### SET EXERCISE
Retype only what runs from the beginning of the data through the line with "const yTicks = [-3, -2, -1, 0, 1, 2, 3];"; please omit the pictures and keep every line exact.

### DATASET SECTION
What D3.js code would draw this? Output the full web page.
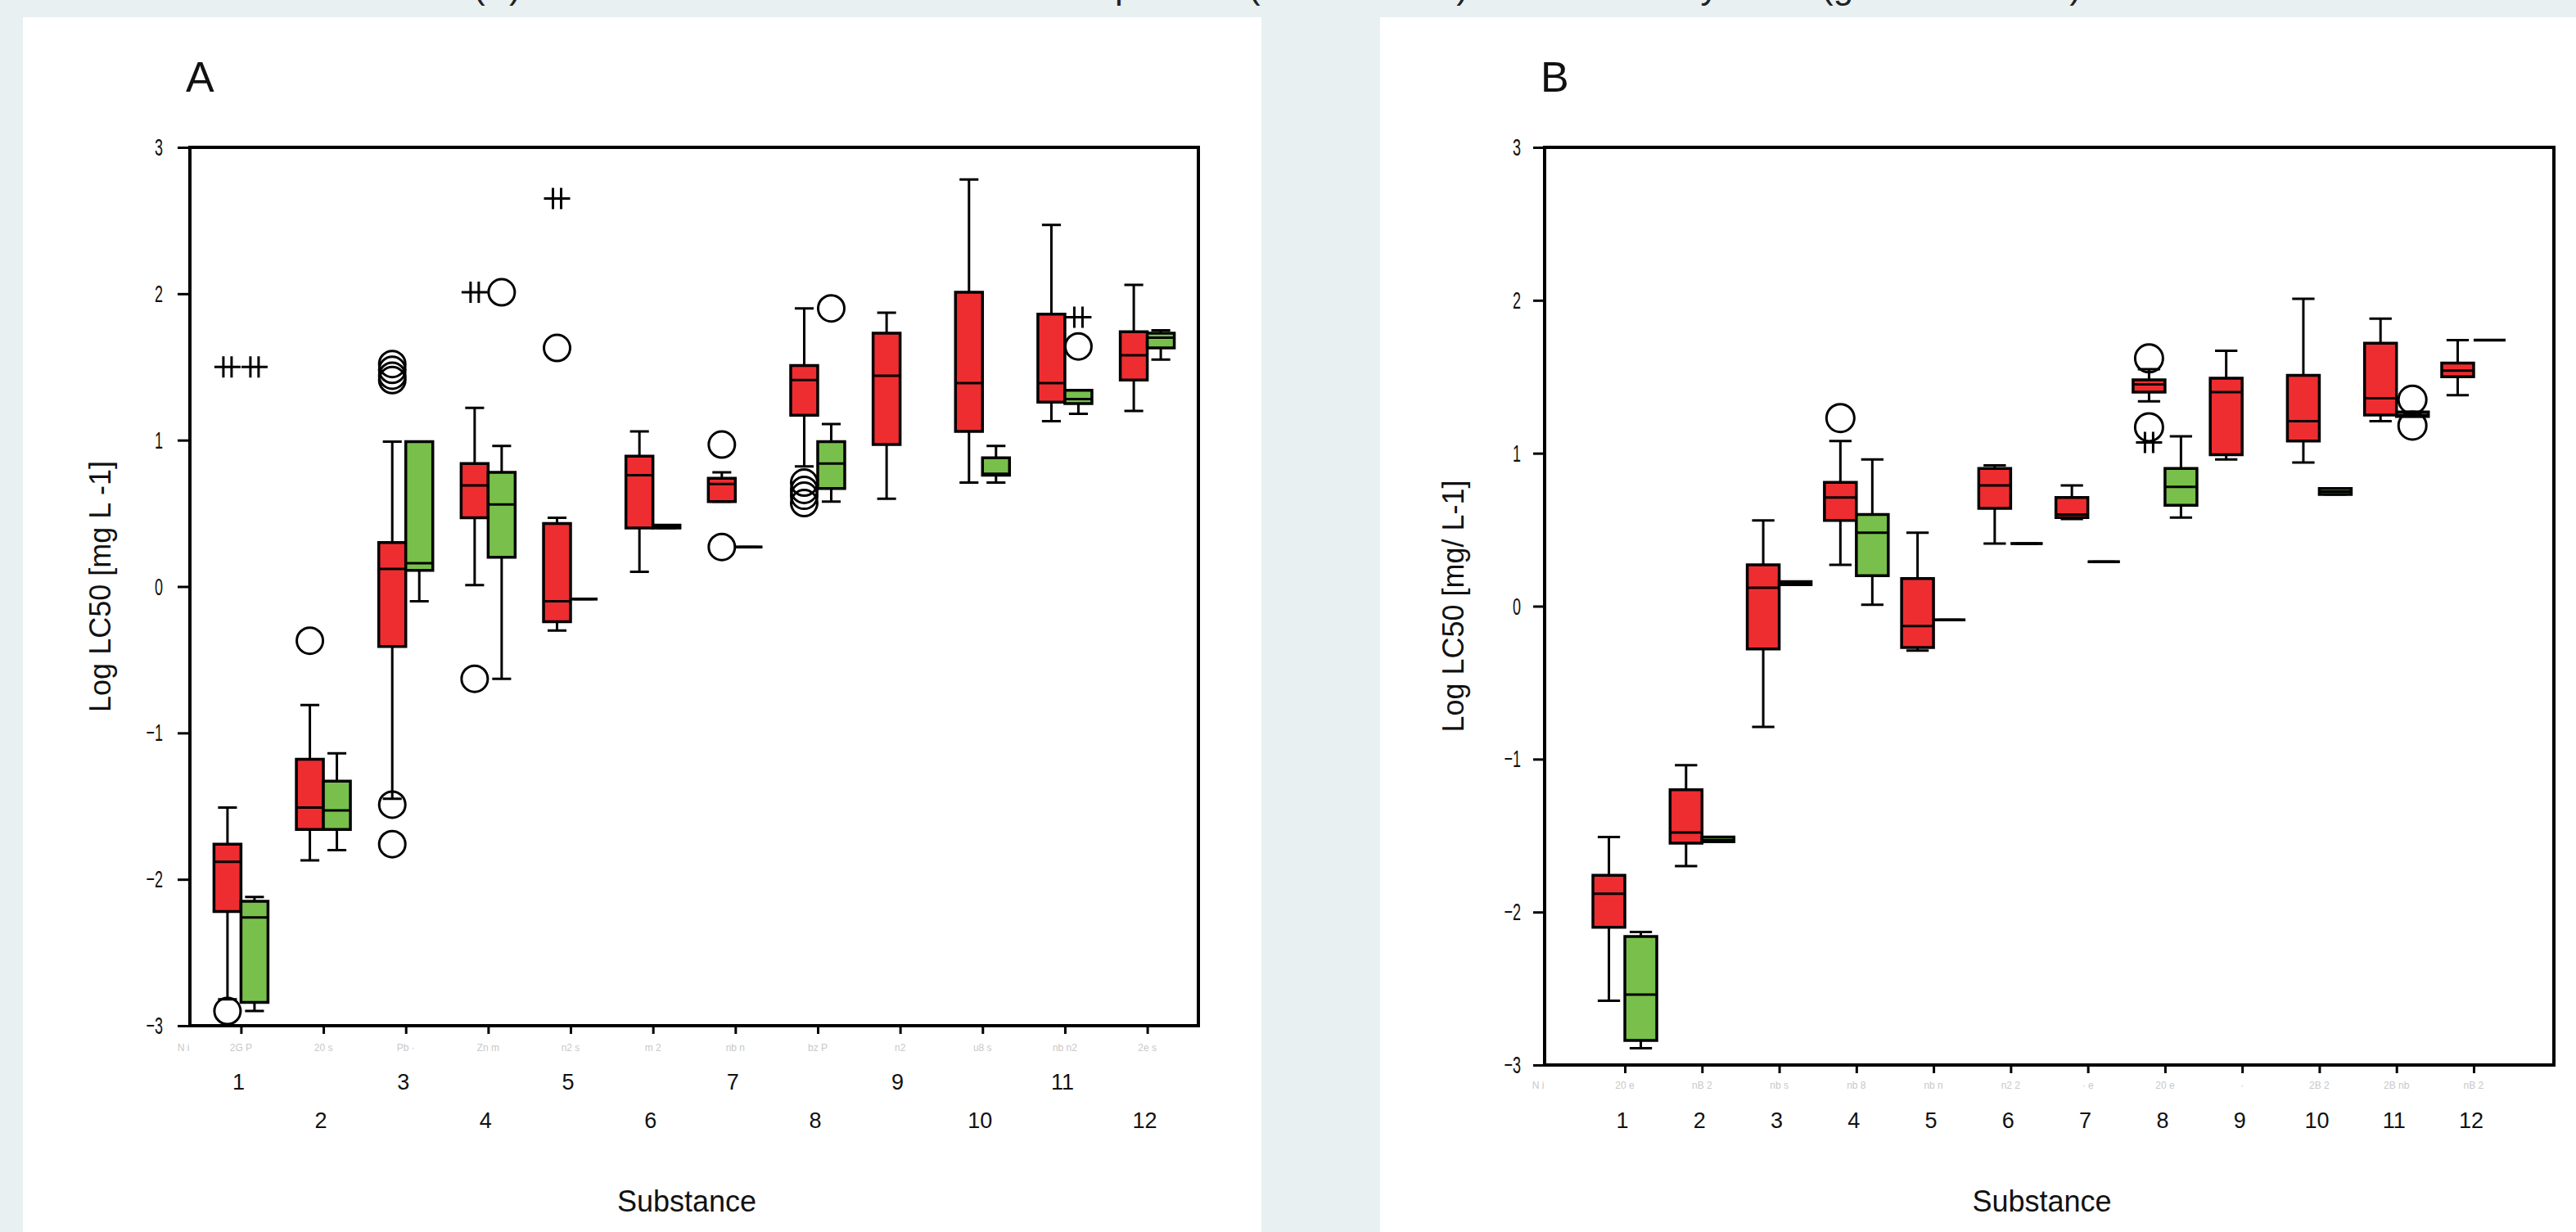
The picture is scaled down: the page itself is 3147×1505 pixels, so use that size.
<!DOCTYPE html>
<html>
<head>
<meta charset="utf-8">
<script src="https://cdn.jsdelivr.net/npm/d3@7"></script>
<style>
  html, body { margin: 0; padding: 0; background: #e8f0f2; }
  svg { display: block; font-family: "Liberation Sans", Arial, sans-serif; }
</style>
</head>
<body>
<svg id="chart" width="3147" height="1505"></svg>
<script>
const substances = ["1", "2", "3", "4", "5", "6", "7", "8", "9", "10", "11", "12"];
const groups = ["red", "green"];
const yTicks = [-3, -2, -1, 0, 1, 2, 3];

// box stats per substance: [lower whisker, Q1, median, Q3, upper whisker]
const redA = [
  [-2.82, -2.22, -1.88, -1.76, -1.51],
  [-1.87, -1.66, -1.51, -1.18, -0.81],
  [-1.45, -0.41, 0.12, 0.30, 0.99],
  [0.01, 0.47, 0.69, 0.84, 1.22],
  [-0.30, -0.24, -0.10, 0.43, 0.47],
  [0.10, 0.40, 0.76, 0.89, 1.06],
  [0.58, 0.58, 0.70, 0.74, 0.78],
  [0.82, 1.17, 1.41, 1.51, 1.90],
  [0.60, 0.97, 1.44, 1.73, 1.87],
  [0.71, 1.06, 1.39, 2.01, 2.78],
  [1.13, 1.26, 1.39, 1.86, 2.47],
  [1.20, 1.41, 1.58, 1.74, 2.06]
];
const greenA = [
  [-2.90, -2.84, -2.26, -2.15, -2.12],
  [-1.80, -1.66, -1.53, -1.33, -1.14],
  [-0.10, 0.11, 0.16, 0.99, 0.99],
  [-0.63, 0.20, 0.56, 0.78, 0.96],
  [-0.085, -0.085, -0.085, -0.085, -0.085],
  [0.40, 0.40, 0.41, 0.42, 0.42],
  [0.27, 0.27, 0.27, 0.27, 0.27],
  [0.58, 0.67, 0.84, 0.99, 1.11],
  null,
  [0.71, 0.76, 0.77, 0.88, 0.96],
  [1.18, 1.25, 1.28, 1.34, 1.34],
  [1.55, 1.63, 1.70, 1.73, 1.75]
];
// [substance, group, value, marker]
const outliersA = [
  ["1", "red", 1.50, "star"], ["1", "green", 1.50, "star"], ["1", "red", -2.90, "circle"],
  ["2", "red", -0.37, "circle"],
  ["3", "red", 1.52, "circle"], ["3", "red", 1.48, "circle"], ["3", "red", 1.44, "circle"], ["3", "red", 1.41, "circle"],
  ["3", "red", -1.49, "circle"], ["3", "red", -1.76, "circle"],
  ["4", "red", 2.01, "star"], ["4", "green", 2.01, "circle"], ["4", "red", -0.63, "circle"],
  ["5", "red", 2.65, "star"], ["5", "red", 1.63, "circle"],
  ["7", "red", 0.97, "circle"], ["7", "red", 0.27, "circle"],
  ["8", "red", 0.71, "circle"], ["8", "red", 0.66, "circle"], ["8", "red", 0.62, "circle"], ["8", "red", 0.57, "circle"],
  ["8", "green", 1.90, "circle"],
  ["11", "green", 1.84, "star"], ["11", "green", 1.64, "circle"]
];

const redB = [
  [-2.58, -2.10, -1.88, -1.76, -1.51],
  [-1.70, -1.55, -1.48, -1.20, -1.04],
  [-0.79, -0.28, 0.12, 0.27, 0.56],
  [0.27, 0.56, 0.71, 0.81, 1.08],
  [-0.29, -0.27, -0.13, 0.18, 0.48],
  [0.41, 0.64, 0.79, 0.90, 0.92],
  [0.57, 0.58, 0.60, 0.71, 0.79],
  [1.34, 1.40, 1.45, 1.48, 1.55],
  [0.96, 0.99, 1.40, 1.49, 1.67],
  [0.94, 1.08, 1.21, 1.51, 2.01],
  [1.21, 1.25, 1.36, 1.72, 1.88],
  [1.38, 1.50, 1.54, 1.59, 1.74]
];
const greenB = [
  [-2.89, -2.84, -2.54, -2.16, -2.13],
  [-1.54, -1.54, -1.53, -1.51, -1.51],
  [0.14, 0.14, 0.15, 0.16, 0.16],
  [0.01, 0.20, 0.48, 0.60, 0.96],
  [-0.09, -0.09, -0.09, -0.09, -0.09],
  [0.41, 0.41, 0.41, 0.41, 0.41],
  [0.29, 0.29, 0.29, 0.29, 0.29],
  [0.58, 0.66, 0.78, 0.90, 1.11],
  null,
  [0.73, 0.73, 0.75, 0.77, 0.77],
  [1.24, 1.24, 1.25, 1.27, 1.27],
  [1.74, 1.74, 1.74, 1.74, 1.74]
];
const outliersB = [
  ["4", "red", 1.23, "circle"],
  ["8", "red", 1.62, "circle"], ["8", "red", 1.17, "circle"], ["8", "red", 1.07, "star"],
  ["11", "green", 1.35, "circle"], ["11", "green", 1.18, "circle"]
];

// faint labels printed under the ticks (origin first)
const ghostA = ["N i", "2G P", "20 s", "Pb ·", "Zn m", "n2 s", "m 2", "nb n", "bz P", "n2", "u8 s", "nb n2", "2e s"];
const ghostB = ["N i", "20 e", "nB 2", "nb s", "nb 8", "nb n", "n2 2", "· e", "20 e", "·", "2B 2", "2B nb", "nB 2"];

const colors = { red: "#ee2d31", green: "#78c04b" };

const svg = d3.select("#chart");

// cut-off caption above the panels
svg.append("text")
    .attr("y", -2)
    .attr("font-size", 44)
    .attr("fill", "#222")
    .selectAll("tspan")
    .data([["(A)", 578], ["species", 1340], ["(red columns)", 1525], ["toxicity", 1965], ["(green columns)", 2225]])
    .join("tspan")
    .attr("x", (d) => d[1])
    .text((d) => d[0]);

const panels = [
    { letter: "A", bg: [28, 1541], left: 232, right: 1464, top: 180, bottom: 1253, pad: 0.62, half: 33, r: 16,
      red: redA, green: greenA, outliers: outliersA, ghost: ghostA, ghostY: 1284, stagger: true,
      yTitle: "Log LC50 [mg L -1]", yTitleX: 135, yLabelX: 33, yTick: 15 },
    { letter: "B", bg: [1686, 3147], left: 1887, right: 3120, top: 180, bottom: 1301, pad: 1.04, half: 39, r: 17,
      red: redB, green: greenB, outliers: outliersB, ghost: ghostB, ghostY: 1330, stagger: false,
      yTitle: "Log LC50 [mg/ L-1]", yTitleX: 1788, yLabelX: 29, yTick: 14 }
];

panels.forEach(drawPanel);

function drawPanel(p) {
    const g = svg.append("g");

    g.append("rect")
        .attr("x", p.bg[0]).attr("y", 21)
        .attr("width", p.bg[1] - p.bg[0]).attr("height", 1505 - 21)
        .attr("fill", "#fff");

    const x = d3.scalePoint().domain(substances).range([p.left, p.right]).padding(p.pad);
    const y = d3.scaleLinear().domain([-3, 3]).range([p.bottom, p.top]);
    const off = d3.scaleBand().domain(groups).range([-p.half, p.half]);
    const bw = off.bandwidth();
    const capW = bw * 0.7;

    // y axis
    const yAxis = g.append("g")
        .attr("transform", `translate(${p.left},0)`)
        .call(d3.axisLeft(y).tickValues(yTicks).tickSize(p.yTick).tickPadding(p.yLabelX - p.yTick).tickFormat(d3.format("d")));
    yAxis.select(".domain").remove();
    yAxis.selectAll(".tick line").attr("stroke", "#000").attr("stroke-width", 3);
    yAxis.selectAll(".tick text")
        .attr("font-size", 30)
        .attr("font-family", "Liberation Sans, Arial, sans-serif")
        .attr("fill", "#111")
        .attr("x", -p.yLabelX / 0.6)
        .attr("transform", "scale(0.6,1)");

    // x axis ticks
    const xAxis = g.append("g")
        .attr("transform", `translate(0,${p.bottom})`)
        .call(d3.axisBottom(x).tickSize(10).tickFormat(""));
    xAxis.select(".domain").remove();
    xAxis.selectAll(".tick line").attr("stroke", "#000").attr("stroke-width", 3);

    g.selectAll("text.xlab")
        .data(substances)
        .join("text")
        .attr("class", "xlab")
        .attr("x", (d) => x(d) - 3)
        .attr("y", (d, i) => (p.stagger && i % 2 === 1) ? p.bottom + 125 : (p.stagger ? p.bottom + 78 : p.bottom + 77))
        .attr("text-anchor", "middle")
        .attr("font-size", 27)
        .attr("fill", "#111")
        .text((d) => d);

    const ghostPos = [p.left - 8].concat(substances.map((s) => x(s)));
    g.selectAll("text.ghost")
        .data(p.ghost)
        .join("text")
        .attr("class", "ghost")
        .attr("x", (d, i) => ghostPos[i])
        .attr("y", p.ghostY)
        .attr("text-anchor", "middle")
        .attr("font-size", 12)
        .attr("fill", "#c8c8c8")
        .text((d) => d);

    // frame
    g.append("rect")
        .attr("x", p.left).attr("y", p.top)
        .attr("width", p.right - p.left).attr("height", p.bottom - p.top)
        .attr("fill", "none").attr("stroke", "#000").attr("stroke-width", 4);

    // boxes
    const rows = substances.flatMap((s, i) => groups.map((grp) => ({ s, grp, st: (grp === "red" ? p.red : p.green)[i] })))
        .filter((d) => d.st);

    const box = g.selectAll("g.box")
        .data(rows)
        .join("g")
        .attr("class", "box")
        .attr("transform", (d) => `translate(${x(d.s) + off(d.grp) + bw / 2},0)`);

    box.append("path")
        .attr("d", (d) => `M0,${y(d.st[4])}V${y(d.st[3])}M0,${y(d.st[1])}V${y(d.st[0])}` +
            `M${-capW / 2},${y(d.st[4])}H${capW / 2}M${-capW / 2},${y(d.st[0])}H${capW / 2}`)
        .attr("fill", "none").attr("stroke", "#000").attr("stroke-width", 3);

    box.append("path")
        .attr("d", (d) => `M${-bw / 2},${y(d.st[3])}H${bw / 2}V${y(d.st[1])}H${-bw / 2}Z`)
        .attr("fill", (d) => colors[d.grp])
        .attr("stroke", "#000").attr("stroke-width", 3.5);

    box.append("line")
        .attr("x1", -bw / 2).attr("x2", bw / 2)
        .attr("y1", (d) => y(d.st[2])).attr("y2", (d) => y(d.st[2]))
        .attr("stroke", "#000").attr("stroke-width", 3);

    // outliers and extremes
    const ox = (d) => x(d[0]) + off(d[1]) + bw / 2;
    g.selectAll("circle.out")
        .data(p.outliers.filter((d) => d[3] === "circle"))
        .join("circle")
        .attr("class", "out")
        .attr("cx", ox).attr("cy", (d) => y(d[2]))
        .attr("r", p.r)
        .attr("fill", "none").attr("stroke", "#000").attr("stroke-width", 3);

    g.selectAll("path.star")
        .data(p.outliers.filter((d) => d[3] === "star"))
        .join("path")
        .attr("class", "star")
        .attr("transform", (d) => `translate(${ox(d)},${y(d[2])})`)
        .attr("d", "M-16,0H16M-5,-13V13M5,-13V13")
        .attr("fill", "none").attr("stroke", "#000").attr("stroke-width", 3);

    // titles
    g.append("text")
        .attr("x", p.left - 5).attr("y", 112)
        .attr("font-size", 52)
        .attr("fill", "#111")
        .text(p.letter);

    g.append("text")
        .attr("transform", `translate(${p.yTitleX},${(p.top + p.bottom) / 2}) rotate(-90)`)
        .attr("text-anchor", "middle")
        .attr("font-size", 36)
        .attr("fill", "#111")
        .text(p.yTitle);

    g.append("text")
        .attr("x", (p.left + p.right) / 2 - 9).attr("y", 1480)
        .attr("text-anchor", "middle")
        .attr("font-size", 36)
        .attr("fill", "#111")
        .text("Substance");
}
</script>
</body>
</html>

### OUTPUT FOR THIS TASK
What D3.js code would draw this? Output the full web page.
The picture is scaled down: the page itself is 3147×1505 pixels, so use that size.
<!DOCTYPE html>
<html>
<head>
<meta charset="utf-8">
<script src="https://cdn.jsdelivr.net/npm/d3@7"></script>
<style>
  html, body { margin: 0; padding: 0; background: #e8f0f2; }
  svg { display: block; font-family: "Liberation Sans", Arial, sans-serif; }
</style>
</head>
<body>
<svg id="chart" width="3147" height="1505"></svg>
<script>
const substances = ["1", "2", "3", "4", "5", "6", "7", "8", "9", "10", "11", "12"];
const groups = ["red", "green"];
const yTicks = [-3, -2, -1, 0, 1, 2, 3];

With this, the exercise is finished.